BTC/USD stays at $19,000 for a third day
written by Bella Palmer
The previous weekend’s action had produced a late surge which saved bulls from a close below $20,000
Bitcoin (BTC) meandered into the weekly close on July 3 after weekend trading produced a brief drop below $18,800.
Data from Cointelegraph Markets Pro and TradingView followed BTC/USD as it stuck to $19,000 rigidly for a third day running.
The pair had gone light on volatility overall at the weekend, but currently it is still on track for the first weekly close below its prior halving cycle’s all-time high since December 2020.
The previous weekend’s action had produced a late surge which saved bulls from a close below $20,000.
Momentum remained weak throughout the following week’s Wall Street trading, however, and traders were unconvinced about the potential for a significant relief bounce.

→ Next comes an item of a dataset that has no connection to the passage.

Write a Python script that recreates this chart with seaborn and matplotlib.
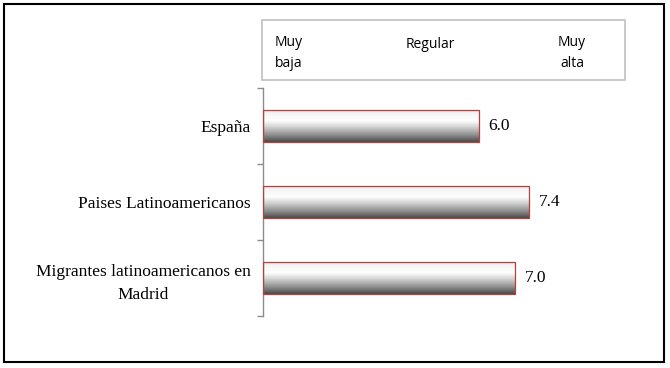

Looking for a push down to the lower support zone at $18,000 while we are below $19,300. Quick scalp and tight invalidation, popular Twitter account Crypto Tony wrote in an update to followers on the day.
I can’t really trust this move because it's ‘weekend pa,’ fellow account Ninja continued in part of a further post, adding that ‘if bulls can’t push to $19.7k, I don’t think the dump is over.’
Up or down, incoming volatility was being keenly eyed by commentators as the weekly close drew near. Popular analyst Matthew Hyland noted that the Bollinger bands indicator was signalling that price conditions would soon become more erratic.
On daily timeframes, BTC/USD traded near the bottom Bollinger band, threatening a drop below as an expression of volatility similar to that which occurred in May.
According to on-chain monitoring firm Glassnode, the weekly moving average number of unique BTC addresses now at a loss reached a new all-time high of 18.8 million on July 3.